Dive Brief:

  • Pacific Gas & Electric failed to carry out “climbing inspections” of the transmission tower that caused the 2018 Camp Fire since 2001, violating its own inspection policies, state officials found.
  • The California Public Utilities Commission’s Safety and Enforcement Division (SED) identified several gaps in the utility’s attempts to properly maintain and monitor its infrastructure. These flaws were “not isolated, but rather indicative of an overall pattern of inadequate inspection and maintenance of PG&E’s transmission facilities,” according to a report dated Nov. 8 and made public Nov. 26.

  • The SED wants regulators to include the Camp Fire in an ongoing investigation into the 2017 North Bay wildfires, also caused by PG&E’s equipment, so that the utility’s liabilities can be resolved before the June 2020 deadline for it to exit bankruptcy.

Dive Insight:

The SED’s investigation report identified a litany of violations associated with PG&E’s equipment that eventually led to the Camp Fire, which was sparked by a transmission tower in Butte County in November 2018. The fire burned across more than 153,000 acres and killed 85 people, making it the most destructive in California’s history. It also pushed PG&E —​ already facing billions of dollars in liabilities from the 2017 North Bay fires —​ over the brink of bankruptcy. The transmission line has remained de-energized since.

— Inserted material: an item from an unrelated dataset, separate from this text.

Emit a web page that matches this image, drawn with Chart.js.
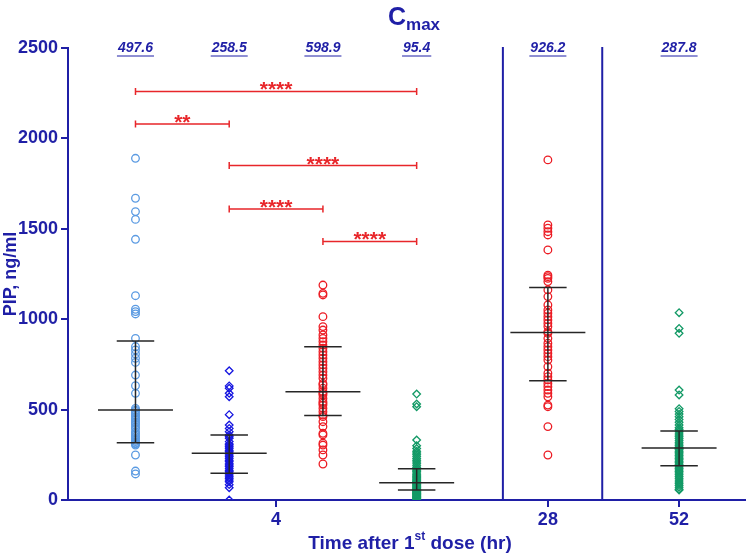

The fire began after a worn-down C-shaped hook on one of the towers on the Caribou-Palermo transmission line broke, according to the SED’s report. PG&E crews hadn’t climbed and inspected that particular tower since 2001, but if they had, they “could have identified the worn C-hook before it failed and… prevented ignition of the Camp Fire,” the report said.

On Nov. 26, the SED filed a motion with the CPUC to include the Camp Fire within the scope of its investigation into the 2017 fires so that regulators could review PG&E’s violations “in a comprehensive manner.” Another reason the SED is keen to move quickly on the investigation is the June 30, 2020 deadline by which PG&E must exit bankruptcy in order to access California’s new wildfire fund. Since the Camp Fire is a “pre-petition claim” —​ a liability that occurred before PG&E filed for bankruptcy —​ it will need to be resolved before the company completes its reorganization.

According to SED’s report, PG&E crews had aerially inspected the tower that caused the Camp Fire in September 2018. They noticed that a component of the tower had become disconnected, but categorized the issue as a lower priority to be corrected within a year, rather than immediately. 

But when utility crews performed more detailed “climbing” inspections of the transmission towers on the Caribou-Palermo line immediately after the Camp Fire, they found a total of 524 problems —​ 29 of which were high-priority hazards that required immediate fixing, the SED said. The utility’s broader wildfire safety inspection program, launched a month after the Camp Fire, identified more than 5,000 “hazardous conditions” on transmission and distribution facilities that had gone unnoticed before —​ suggesting that previous inspection and maintenance programs were inadequate, SED said. 

PG&E is “deeply sorry about the role our equipment had in this tragedy, and we apologize to all those impacted by the devastating Camp Fire,” utility spokesman Paul Moreno said in an email. He drew attention to the wildfire mitigation measures that PG&E has implemented since the fire, including accelerated inspections of electric infrastructure; the utility has inspected 730,000 power-lines and structures since January 2019.

“We climbed them, we used drones and we performed 18 months of inspections in only 4 months,” he added.

The SED’s report raises fundamental questions about how utility infrastructure has been planned across the country, Mark Dyson, principal at the Rocky Mountain Institute, told Utility Dive in an interview —​ that is, a centralized grid with electricity flowing from one direction to another in such a way that one disrupted component can affect everyone downstream. Systems are facing more risks driven in large part by climate change and extreme weather, Dyson said.

“Now is an important and pressing opportunity to reconsider the balance of investment in not only grid improvement and grid hardening but also resource investment and optimizing where we place generation and storage, so that those common points of failure are no longer as critical to keeping the lights on,” he added. 

Dyson pushed back against the notion that there are two competing solutions to the situation —​ either harden and modernize the grid, or disassemble it and focus on alternatives like microgrids. Instead, he advocates for a middle ground where distributed generation and storage resources are valued for resilience benefits and incorporated into utility-level resource and transmission investment planning.

“There’s an opportunity here to both modernize and harden, and invest in microgrids and other distributed resources, to arrive more quickly at an investment portfolio of resources that can actually provide resilience in the near term,” he said.